McKinley similarly made clear that the original Republican Party was a “workers’ party”:
The protective tariff policy of the Republicans… has made the lives of the masses of our countrymen sweeter and brighter, and has entered the homes of America carrying comfort and cheer and courage. It gives a premium to human energy, and awakens the noblest aspiration in the breasts of men. Our own experience shows that it is the best for our citizenship and our civilization and that it opens up a higher and better destiny for our people.
Interestingly, it is not only today’s Republican Party that has wiped McKinley from the nation’s memory bank, but also President Obama, who went so far as to strip his name from Alaska’s Mount McKinley — now dubbed Denali. Donald Trump proclaimed this a “great insult” and pledged that, if elected, he would change the name back.
Lastly, Levin goes so far as to accuse Trump of sounding Marxist because of his desire to make the Republican Party a “workers’ party”:
Now he [Trump] says the Republican is going to be a new party — the “workers’ party.” The “workers’ party”? You’re going to call it the “workers’ party”? Like the Communist social workers’ union? […] You’re going to sound like Marx now? […] We’re going to start talking about the proletariat? And the bourgeois next? That’s Bernie Sanders stuff!

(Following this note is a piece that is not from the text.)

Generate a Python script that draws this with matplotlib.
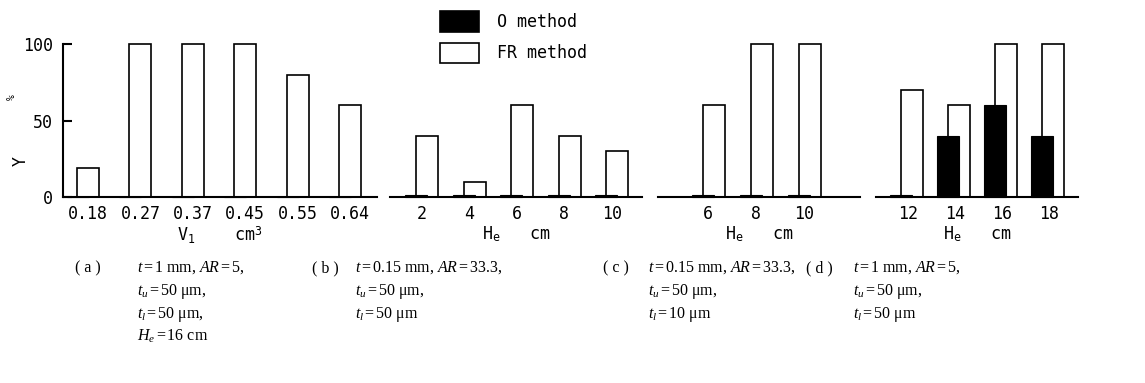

While Levin presents himself as a guardian of our founders’ economic principles, his support for unilateral free trade ironically places his trading views closer to Karl Marx than it does to the legacy of Washington, Hamilton, and Lincoln.
In his 1848 address to the Democratic Association of Brussels, Marx declared that he was “in favor of free trade” because of its destructive capabilities for hastening social revolution:
The free trade system is destructive. It breaks up old nationalities and pushes the antagonism of the proletariat and the bourgeoisie to the extreme point. In a word, the free trade system hastens the social revolution. It is in this revolutionary sense alone, gentlemen that I vote in favor of free trade.